35If a fellow-Israelite living near you becomes poor and cannot support himself or herself, you must provide for them as you would for hired servants, so that they can continue to live near you. 36Do not charge them any interest, but obey God and let your fellow-Israelites live near you. 37Do not make them pay interest on the money you lend them, and do not make a profit on the food you sell them. 38This is the command of the LORD your God, who brought you out of Egypt in order to give you the land of Canaan and to be your God.

Release of Slaves

39If a fellow-Israelite living near you becomes so poor that he sells himself to you as a slave, you shall not make him do the work of a slave. 40He shall stay with you as a hired servant and serve you until the next Year of Restoration. 41At that time he and his children shall leave you and return to his family and to the property of his ancestors. 42The people of Israel are the LORD's slaves, and he brought them out of Egypt; they must not be sold into slavery. 43Do not treat them harshly, but obey your God. 44If you need slaves, you may buy them from the nations round you. 45You may also buy the children of the foreigners who are living among you. Such children born in your land may become your property, 46and you may leave them as an inheritance to your sons, whom they must serve as long as they live. But you must not treat any of your fellow-Israelites harshly.

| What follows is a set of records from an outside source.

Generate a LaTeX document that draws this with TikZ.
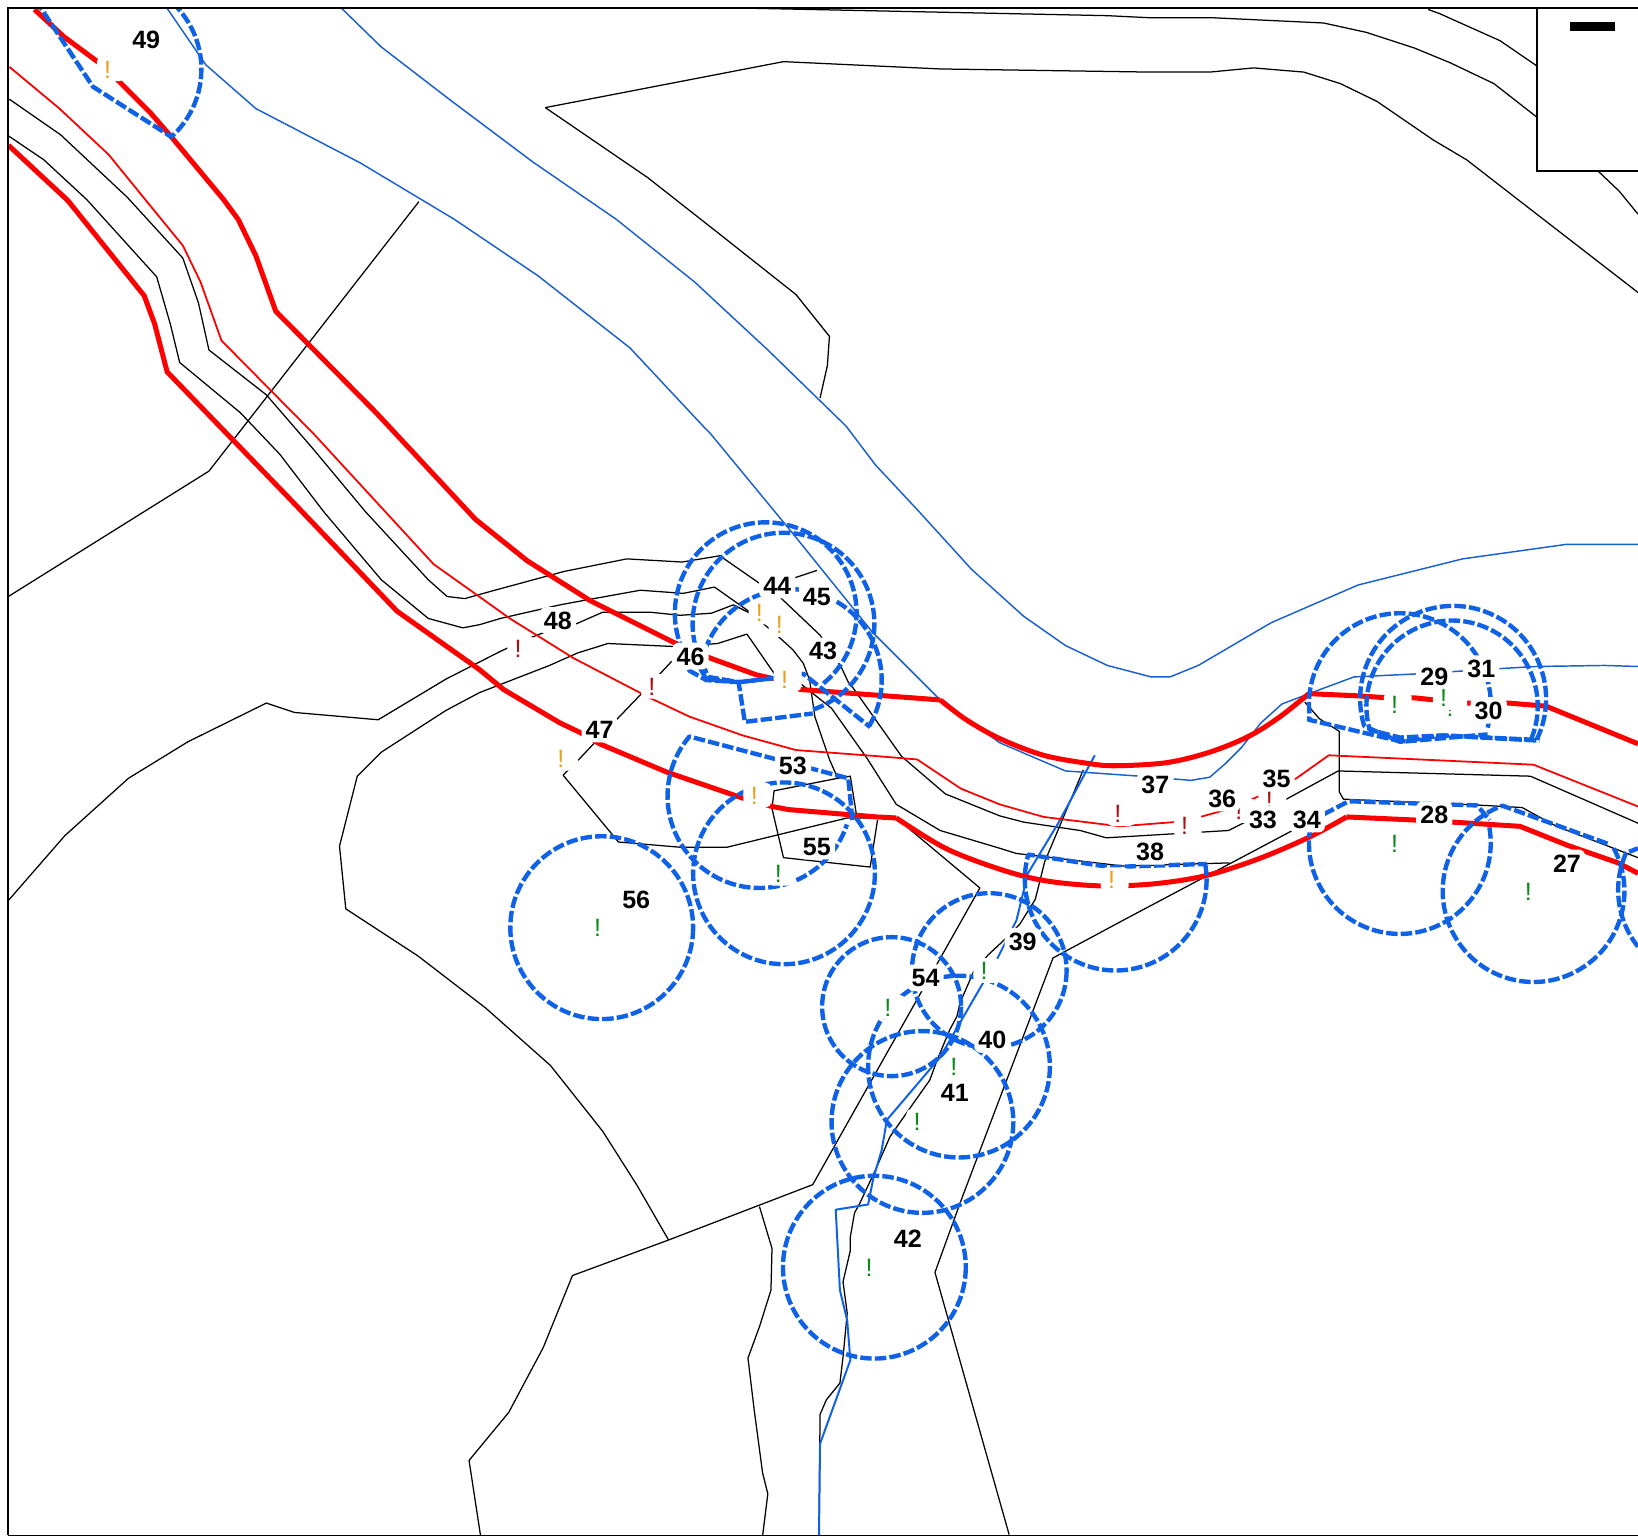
\documentclass[tikz,border=0pt]{standalone}
\usepackage{fontspec}
\setmainfont{Liberation Sans}
\definecolor{dashblue}{HTML}{0F62E6}
\definecolor{thinblue}{HTML}{1A5FCF}
\definecolor{roadred}{HTML}{FF0000}
\definecolor{warnorange}{HTML}{E8A11C}
\definecolor{warnred}{HTML}{A80F0F}
\definecolor{warngreen}{HTML}{0B8A1B}
\tikzset{
  road/.style={draw=black,line width=1.2pt,line join=round},
  bluethin/.style={draw=thinblue,line width=1.4pt,line join=round},
  bluewide/.style={draw=dashblue,line width=1.9pt,line join=round},
  redthick/.style={draw=roadred,line width=4.8pt,line join=round},
  redthin/.style={draw=roadred,line width=1.7pt,line join=round},
  zone/.style={draw=dashblue,line width=4.2pt,dash pattern=on 11pt off 3pt,line join=round},
  num/.style={fill=white,rounded corners=6pt,inner sep=4pt,text=black,font=\fontsize{24}{24}\selectfont\bfseries,text height=17.5pt,text depth=0pt},
  bang/.style={xshift=3pt,fill=white,rounded corners=5pt,inner xsep=7pt,inner ysep=3pt,font=\fontsize{24}{24}\selectfont,text height=17.5pt,text depth=0pt},
  warno/.style={bang,text=warnorange},
  warnr/.style={bang,text=warnred},
  warng/.style={bang,text=warngreen}
}
\newcommand{\mybang}{!\kern6pt}
\begin{document}
\begin{tikzpicture}[x=1pt,y=1pt,yscale=-1]
\useasboundingbox (0,0) rectangle (1568,1470.4);
\begin{scope}
\clip (8,8) rectangle (1568,1469);
% black roads
\draw[road] (724,8) -- (1060,15) -- (1101,17) -- (1161,17) -- (1267,22) -- (1308,31) -- (1354,46) -- (1388,60) -- (1430,80) -- (1471,112);
\draw[road] (1367,9) -- (1378,13) -- (1436,39) -- (1471,63);
\draw[road] (522,103) -- (750,59) -- (900,66) -- (1101,69) -- (1158,69) -- (1200,65) -- (1248,69) -- (1283,80) -- (1318,97) -- (1372,134) -- (1404,153) -- (1453,191) -- (1568,280);
\draw[road] (522,103) -- (620,170) -- (690,225) -- (762,282) -- (794,322) -- (792,350) -- (785,381);
\draw[road] (1530,164) -- (1550,183) -- (1568,205);
\draw[road] (401,193) -- (200,451) -- (8,571);
\draw[road] (9,95) -- (58,129) -- (122,189) -- (175,247) -- (190,290) -- (200,335) -- (255,378) -- (300,430) -- (350,490) -- (410,555) -- (428,571) -- (445,573) -- (470,566) -- (540,547) -- (600,535) -- (653,538) -- (689,532) -- (725,557) -- (745,570);
\draw[road] (745,560) -- (761,553) -- (782,546);
\draw[road] (8,130) -- (42,153) -- (83,191) -- (150,265) -- (163,310) -- (172,347) -- (230,395) -- (268,435) -- (310,490) -- (365,555) -- (410,592) -- (443,601) -- (459,598) -- (479,592) -- (536,579) -- (563,574) -- (613,565) -- (654,568) -- (684,562) -- (718,586) -- (748,612) -- (759,622) -- (769,635) -- (775,651) -- (780,686) -- (794,727) -- (802,745) -- (741,757) -- (739,774) -- (750,821) -- (833,830) -- (840,785);
\draw[road] (802,745) -- (814,743) -- (820,781);
\draw[road] (8,862) -- (62,800) -- (123,745) -- (180,710) -- (255,673) -- (282,682) -- (362,689) -- (427,650) -- (480,623) -- (509,610) -- (522,605) -- (552,597) -- (577,586) -- (622,586) -- (651,589) -- (681,587) -- (702,579) -- (718,587);
\draw[road] (640,1187) -- (610,1135) -- (577,1083) -- (527,1020) -- (465,965) -- (400,915) -- (331,870) -- (325,810) -- (342,743) -- (365,720) -- (427,680) -- (459,663) -- (526,637) -- (553,625) -- (582,616) -- (648,619) -- (687,616) -- (715,607) -- (742,646);
\draw[road] (643,633) -- (616,662) -- (592,687) -- (555,726) -- (539,742) -- (592,806) -- (651,811) -- (696,811) -- (811,783) -- (858,783) -- (938,850) -- (778,1134) -- (640,1187) -- (548,1221) -- (520,1290) -- (487,1352) -- (449,1398) -- (460,1470);
\draw[road] (727,1155) -- (739,1195) -- (738,1235) -- (727,1270) -- (716,1300) -- (722,1350) -- (730,1410) -- (735,1430) -- (730,1470);
\draw[road] (746,571) -- (785,608) -- (806,640) -- (812,653) -- (817,659) -- (863,724) -- (905,760) -- (957,781) -- (980,787) -- (1034,795) -- (1059,802) -- (1126,798) -- (1176,795) -- (1192,787) -- (1235,763) -- (1281,738) -- (1465,743) -- (1568,788);
\draw[road] (767,655) -- (796,678) -- (830,726) -- (858,770) -- (900,795) -- (957,812) -- (973,817) -- (1075,829) -- (1177,826);
\draw[road] (1037,737) -- (1000,825) -- (991,861) -- (976,885) -- (960,901) -- (946,914) -- (932,930) -- (919,960) -- (916,973) -- (909,986) -- (897,1015) -- (890,1034) -- (873,1058) -- (852,1088) -- (838,1120) -- (823,1152) -- (818,1161) -- (814,1184) -- (814,1197) -- (807,1227) -- (811,1257) -- (807,1299) -- (804,1324) -- (791,1340) -- (785,1354) -- (784,1470);
\draw[road] (1241,793) -- (1075,881) -- (1008,917) -- (920,1149) -- (895,1218) -- (966,1469);
\draw[road] (1249,672) -- (1263,688) -- (1282,700) -- (1282,758) -- (1286,765) -- (1421,771) -- (1457,773) -- (1490,791) -- (1568,821);
% thin blue
\draw[bluethin] (160,8) -- (197,62) -- (245,104) -- (345,156) -- (435,210) -- (515,264) -- (603,333) -- (675,410) -- (680,415) -- (760,512) -- (835,605) -- (900,670) -- (957,711) -- (1020,738) -- (1091,743) -- (1140,747) -- (1158,744) -- (1173,731) -- (1188,716) -- (1207,692) -- (1227,674) -- (1253,664) -- (1296,648) -- (1358,645) -- (1436,640) -- (1470,638) -- (1536,637) -- (1568,638);
\draw[bluethin] (327,8) -- (365,45) -- (430,95) -- (510,155) -- (590,210) -- (665,270) -- (735,335) -- (810,408) -- (838,445) -- (880,490) -- (930,545) -- (980,590) -- (1020,618) -- (1060,637) -- (1102,648) -- (1120,648) -- (1147,637) -- (1217,596) -- (1300,560) -- (1400,535) -- (1500,521) -- (1568,521);
\draw[bluewide] (1048,723) -- (1013,788) -- (984,836) -- (973,881) -- (955,917) -- (941,941) -- (912,991) -- (900,1012) -- (849,1072) -- (844,1101) -- (836,1128) -- (831,1153) -- (800,1158) -- (804,1235) -- (811,1264) -- (814,1302) -- (785,1382) -- (784,1470);
% red roads
\draw[redthick] (33,9) -- (61,35) -- (96,61) -- (113,77) -- (144,108) -- (164,131) -- (214,191) -- (228,210) -- (245,245) -- (264,298) -- (360,395) -- (455,497) -- (505,537) -- (565,575) -- (645,615) -- (680,630) -- (724,646) -- (742,650) -- (766,660) -- (900,670);
\draw[redthick] plot[smooth,tension=0.55] coordinates {(900,670) (925,689) (957,707) (999,723) (1043,731) (1069,733) (1117,730) (1158,720) (1195,705) (1224,687) (1253,664)};
\draw[redthick] (1253,664) -- (1298,666) -- (1329,668) -- (1354,668) -- (1373,670) -- (1401,673) -- (1444,673) -- (1480,676) -- (1568,712);
\draw[redthick] (8,139) -- (65,192) -- (138,283) -- (148,310) -- (160,356) -- (275,475) -- (380,585) -- (459,641) -- (482,660) -- (536,692) -- (555,701) -- (574,712) -- (638,739) -- (711,764) -- (739,772) -- (755,775) -- (839,782) -- (858,783);
\draw[redthick] plot[smooth,tension=0.55] coordinates {(858,783) (905,812) (957,832) (1000,843) (1053,848) (1105,846) (1155,838) (1205,822) (1254,801) (1289,782)};
\draw[redthick] (1289,782) -- (1355,785) -- (1391,787) -- (1455,791) -- (1500,809) -- (1549,826) -- (1568,836);
\draw[redthin] (9,64) -- (57,104) -- (104,148) -- (139,191) -- (175,235) -- (192,270) -- (212,326) -- (300,415) -- (415,540) -- (460,572) -- (488,592) -- (549,630) -- (622,668) -- (660,686) -- (711,704) -- (762,718) -- (842,724) -- (878,727) -- (920,755) -- (957,770) -- (999,782) -- (1072,791) -- (1123,787) -- (1149,782) -- (1174,775) -- (1201,764) -- (1241,745) -- (1272,723) -- (1468,732) -- (1568,772);
% dashed zones
\draw[zone] (34,0) -- (89,83) -- (164,131) arc[start angle=48,end angle=-43,radius=87pt];
\draw[zone] (576,888) circle[radius=87.5pt];
\draw[zone] (750.5,836) circle[radius=87pt];
\draw[zone] (816,785) -- (812,745) -- (660,705) arc[start angle=220.4,end angle=18,radius=88pt];
\draw[zone] (1068,842) ++(-10:87pt) arc[start angle=-10,end angle=196,radius=87pt] -- (1062,830) -- (1155,827);
\draw[zone] (947,929) circle[radius=74pt];
\draw[zone] (853.5,963.6) circle[radius=66.5pt];
\draw[zone] (918,1021) circle[radius=87pt];
\draw[zone] (883,1074) circle[radius=87pt];
\draw[zone] (837,1213) circle[radius=87.5pt];
\draw[zone] (1340,807) ++(-10:87pt) arc[start angle=-10,end angle=192,radius=87pt] -- (1268,779) -- (1291,767) -- (1414,771) -- (1426,785);
\draw[zone] (1468,853) ++(-28:87pt) arc[start angle=-28,end angle=250,radius=87pt] -- (1540,808);
\draw[zone] (1636,852) ++(141.5:87pt) arc[start angle=141.5,end angle=204,radius=87pt] -- (1568,812);
\draw[zone] (1340,674) ++(15:87pt) arc[start angle=15,end angle=-187,radius=87pt] -- (1253,689) -- (1342,710) -- (1424,703);
\draw[zone] (1391,669) ++(26:89pt) arc[start angle=26,end angle=-197,radius=89pt] -- (1340,710) -- (1381,704) -- (1474,709);
\draw[zone] (1390,676) ++(23:82pt) arc[start angle=23,end angle=-196,radius=82pt] -- (1340,706) -- (1381,704) -- (1465,708);
\draw[zone] (733,587) ++(50.6:87pt) arc[start angle=50.6,end angle=-199,radius=87pt] -- (660,642) -- (676,651) -- (707,653) -- (742,649);
\draw[zone] (750,597) ++(71:87pt) arc[start angle=71,end angle=-210,radius=87pt] -- (678,648) -- (707,653) -- (713,691) -- (778,683);
\draw[zone] (757,651) ++(30.6:87pt) arc[start angle=30.6,end angle=-173,radius=87pt] -- (676,650) -- (707,653) -- (742,649) -- (769,645) -- (833,696);
% warnings
\node[warno] (w1) at (103,66) {\mybang};
\node[warno] (w2) at (537,726) {\mybang};
\node[warno] (w3) at (727,586) {\mybang};
\node[warno] (w4) at (746,598) {\mybang};
\node[warno] (w5) at (751,650) {\mybang};
\node[warno] (w6) at (722,761) {\mybang};
\node[warno] (w7) at (1064,842) {\mybang};
\node[warnr] (r1) at (496,621) {\mybang};
\node[warnr] (r2) at (624,657) {\mybang};
\node[warnr] (r3) at (1070,779) {\mybang};
\node[warnr] (r4) at (1134,790) {\mybang};
\node[warnr] (r5) at (1186,776) {\mybang};
\node[warnr] (r6) at (1215,765) {\mybang};
\node[warng] (g1) at (572,888) {\mybang};
\node[warng] (g2) at (745,836) {\mybang};
\node[warng] (g3) at (942,929) {\mybang};
\node[warng] (g4) at (850,964) {\mybang};
\node[warng] (g5) at (913,1021) {\mybang};
\node[warng] (g6) at (878,1073) {\mybang};
\node[warng] (g7) at (832,1213) {\mybang};
\node[warng] (g8) at (1335,807) {\mybang};
\node[warng] (g9) at (1463,853) {\mybang};
\node[warng] (g12) at (1388,677) {\mybang};
\node[warng] (g10) at (1335,674) {\mybang};
\node[warng] (g11) at (1382,668) {\mybang};
% numbers
\node[num] (n49) at (140,38) {49};
\node[num] (n56) at (609,861) {56};
\node[num] (n55) at (782,810) {55};
\node[num] (n53) at (759,733) {53};
\node[num] (n47) at (574,698) {47};
\node[num] (n48) at (534,594) {48};
\node[num] (n46) at (661,628) {46};
\node[num] (n44) at (744,560) {44};
\node[num] (n45) at (782,571) {45};
\node[num] (n43) at (788,623) {43};
\node[num] (n37) at (1106,751) {37};
\node[num] (n38) at (1101,815) {38};
\node[num] (n36) at (1170,764) {36};
\node[num] (n35) at (1222,745) {35};
\node[num] (n33) at (1209,784) {33};
\node[num] (n34) at (1251,784) {34};
\node[num] (n29) at (1373,647) {29};
\node[num] (n31) at (1418,640) {31};
\node[num] (n30) at (1425,680) {30};
\node[num] (n28) at (1373,780) {28};
\node[num] (n27) at (1500,826) {27};
\node[num] (n54) at (886,936) {54};
\node[num] (n39) at (979,901) {39};
\node[num] (n40) at (950,995) {40};
\node[num] (n41) at (914,1046) {41};
\node[num] (n42) at (869,1185) {42};
\end{scope}
% frame and legend box
\draw[black,line width=1.8pt] (8,1469.5) -- (8,8) -- (1568,8);
\draw[black,line width=1.2pt] (8,1469.5) -- (1568,1469.5);
\draw[black,line width=2pt,fill=white] (1580,8) -- (1471,8) -- (1471,164) -- (1580,164);
\fill[black] (1503,21) rectangle (1546,30);
\end{tikzpicture}
\end{document}
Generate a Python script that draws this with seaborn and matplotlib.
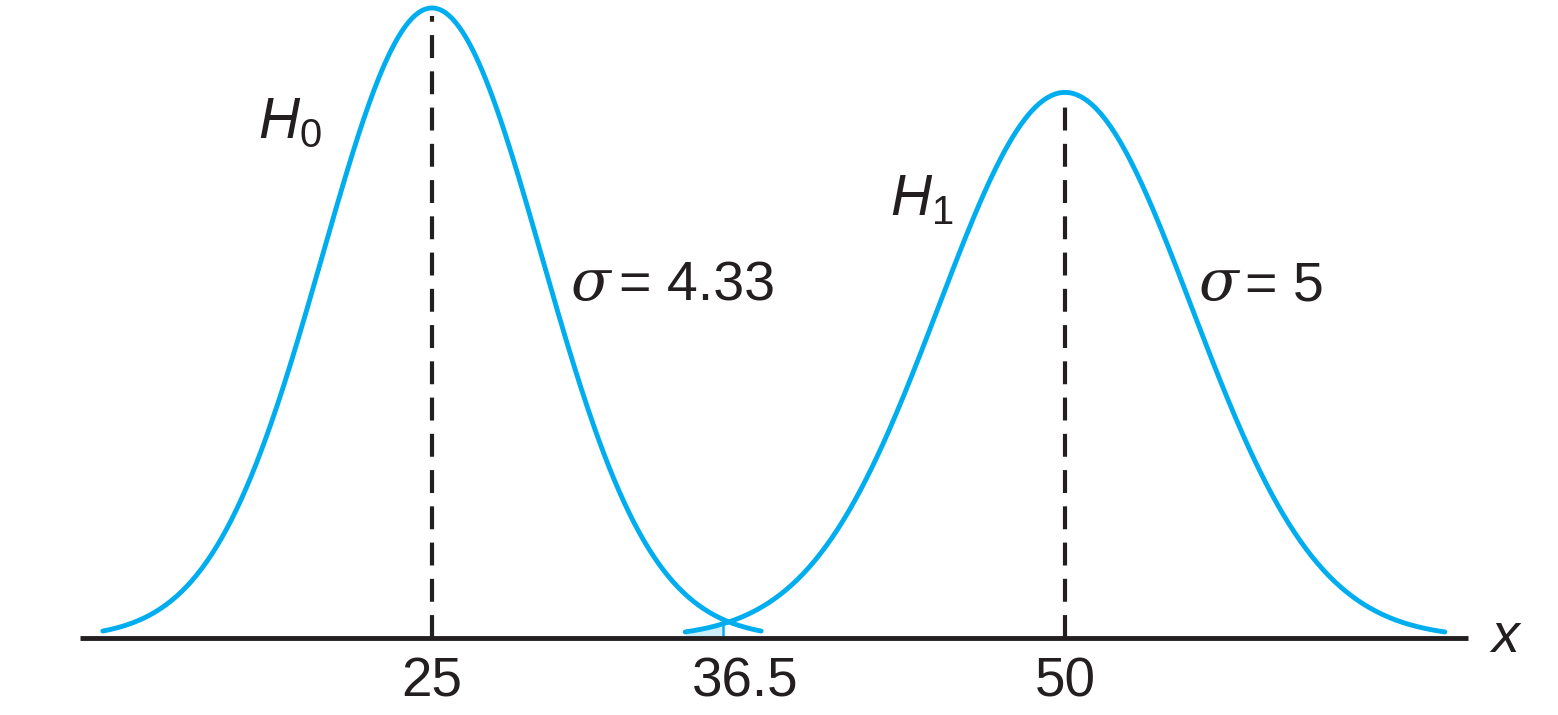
import numpy as np
import pandas as pd
import matplotlib
matplotlib.use("Agg")
import matplotlib.pyplot as plt
import seaborn as sns

# chart values
hypotheses = ["H0", "H1"]
means = [25, 50]
sigmas = [4.33, 5]
x_starts = [12, 35]
x_ends = [38, 65]
threshold = 36.5
tick_values = [25, 36.5, 50]
tick_labels = ["25", "36.5", "50"]
sigma_values = ["4.33", "5"]

BLUE = "#00aeef"
INK = "#231f20"


def normal_pdf(x, mu, s):
    return np.exp(-0.5 * ((x - mu) / s) ** 2) / (s * np.sqrt(2 * np.pi))


rows = []
for name, mu, s, a, b in zip(hypotheses, means, sigmas, x_starts, x_ends):
    xs = np.linspace(a, b, 400)
    for xv in xs:
        rows.append({"hyp": name, "x": xv, "density": normal_pdf(xv, mu, s)})
df = pd.DataFrame(rows)

sns.set_theme(style="white")
plt.rcParams["font.family"] = ["Liberation Sans", "DejaVu Sans"]
plt.rcParams["mathtext.fontset"] = "custom"
plt.rcParams["mathtext.rm"] = "Liberation Sans"
plt.rcParams["mathtext.it"] = "Liberation Sans:italic"

fig = plt.figure(figsize=(15.58, 7.15), dpi=100)
ax = fig.add_axes([0, 0, 1, 1])

# shaded beta region under H1 left of the threshold
h1 = df[(df["hyp"] == "H1") & (df["x"] <= threshold)]
ax.fill_between(h1["x"], 0, h1["density"], color="#cdeefb", lw=0)
ax.plot([threshold, threshold], [0, normal_pdf(threshold, means[1], sigmas[1])],
        color=BLUE, lw=1.8)

sns.lineplot(data=df, x="x", y="density", hue="hyp", palette=[BLUE, BLUE],
             linewidth=3.5, legend=False, ax=ax, sort=False, estimator=None)

# dashed mean lines
for mu, s in zip(means, sigmas):
    ax.plot([mu, mu], [0, normal_pdf(mu, mu, s) - 0.0012], color=INK, lw=3.0,
            dashes=(5.5, 3.2), zorder=1)

# axis line
ax.plot([11.1, 65.9], [0, 0], color=INK, lw=3.5, solid_capstyle="butt", zorder=3)

label_pos = [25, 37.35, 50]
for v, lab in zip(label_pos, tick_labels):
    ax.text(v, -0.0086, lab, ha="center", va="baseline", fontsize=39.5, color=INK)

ax.text(67.4, 0.0, "x", ha="center", va="center", fontsize=40, style="italic", color=INK)

ax.text(19.4, 0.0731, r"$H_0$", ha="center", va="baseline", fontsize=41, color=INK)
ax.text(43.1, 0.0619, r"$H_1$", ha="left", va="baseline", fontsize=41, color=INK)

# sigma labels: serif italic sigma, sans value
ax.text(30.45, 0.0494, "σ", ha="left", va="baseline", fontsize=42,
        family=["DejaVu Serif"], style="italic", color=INK)
ax.text(32.4, 0.0494, "= " + sigma_values[0], ha="left", va="baseline",
        fontsize=40, color=INK)
ax.text(55.25, 0.0494, "σ", ha="left", va="baseline", fontsize=42,
        family=["DejaVu Serif"], style="italic", color=INK)
ax.text(57.1, 0.0494, "= " + sigma_values[1], ha="left", va="baseline",
        fontsize=40, color=INK)

ax.set_xlim(7.94, 69.47)
ax.set_ylim(-0.01126, 0.0933)
ax.axis("off")

fig.savefig("out.png", dpi=100)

47Suppose a foreigner living with you becomes rich, while a fellow-Israelite becomes poor and sells himself as a slave to that foreigner or to a member of his family. 48After he is sold, he still has the right to be bought back. One of his brothers 49or his uncle or his cousin or another of his close relatives may buy him back; or if he himself earns enough, he may buy his own freedom. 50He must consult the one who bought him, and they must count the years from the time he sold himself until the next Year of Restoration and must set the price for his release on the basis of the wages paid to a hired servant. 51-52He must refund a part of the purchase price according to the number of years left, 53as if he had been hired on an annual basis. His master must not treat him harshly. 54If he is not set free in any of these ways, he and his children must be set free in the next Year of Restoration. 55An Israelite cannot be a permanent slave, because the people of Israel are the LORD's slaves. He brought them out of Egypt; he is the LORD their God.